Thanks for all your help. I forgot the golden rule I try to teach all my trainees K. I. S. S. (Keep It Simple Stupid).



GL, after looking at the linkage, I took that completely out of play and figured out I was missing a litle travel on the idle side and almost 3/8" at WOT. The idle end was caused by the linkage not being adj. right, and the travel at WOT or lack there of was caused when I had put some extra carpet in to preserve the original :rolleyes: . After some creative filing and bending I was able to get full travel. I made one run on the way to work, wow what a difference. Before I had to back out for traffic I hit 95mph, 1100* egt, 30 psi boost, at 3000rpm Oo. . Oh, and I do need to get rid of those plastic ball joints. you wouldn't still happen to the part number for the good ones?

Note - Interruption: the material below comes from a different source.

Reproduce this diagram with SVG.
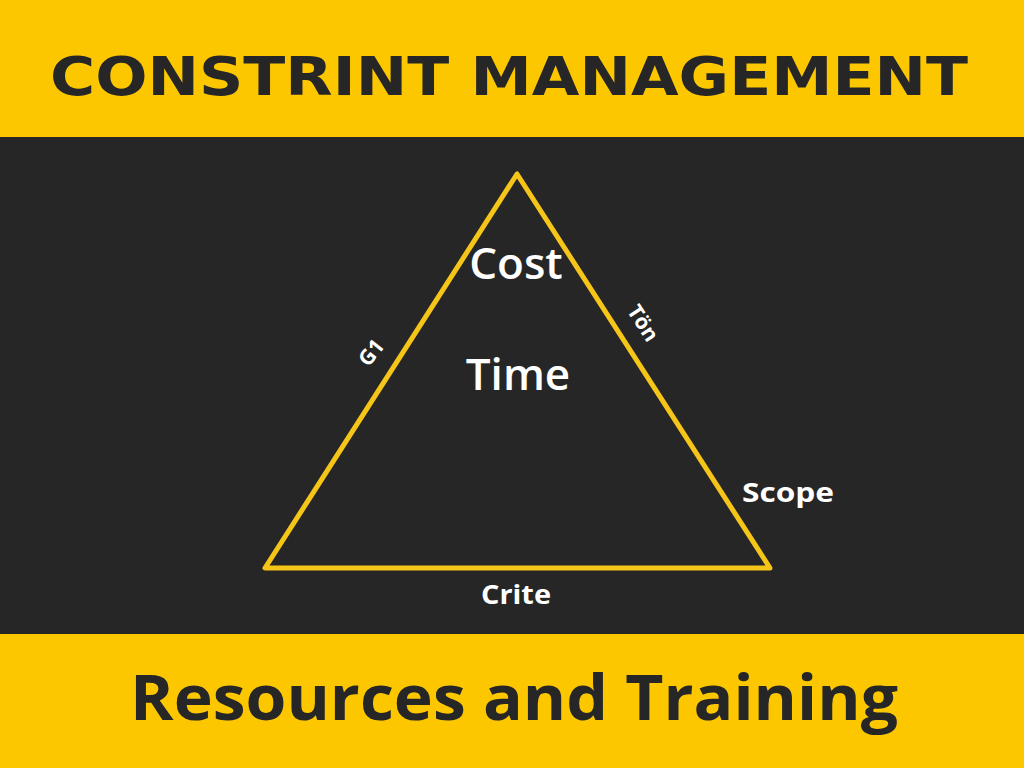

PB, I didn't get much of chance to look at the piece you were talking about 'cause it started raining. Once it stops then I can play a little more :D .



Thanks again



Tom



P. S. I don't always drive like a maniac, but I do like to play with ricers and mustangs once in awhile :-laf .
 
You gotta play with the ricer's and 'stangs time to time. Teach them a lesson. Another favorite is the high-schoolers with the chevy half tons and hot-rod 350 cid.



Bill, the fuel screw in all the way doesn't always result in a run-a-way. I know what your thinking... ... ... ... ... ... better bring that pump back to me for more R&D as opposed to turning the screw. I'd rather work the inside of the pump as opposed to simply turing a screw.



There is a young fellow that lives in town, drives an 89 D250 that told me his pump was maxed out 'cause he dun turned his fuel crew in "all the way". Right, OK then.....



Tom,

Double check to see that the fuel control lever is passing overtop the fuel supply line that enters @ the front of the pump, next to the fuel control lever.



Given all the info, and assuming that you apply it, you'll have a pretty nice running rig. It just takes some time.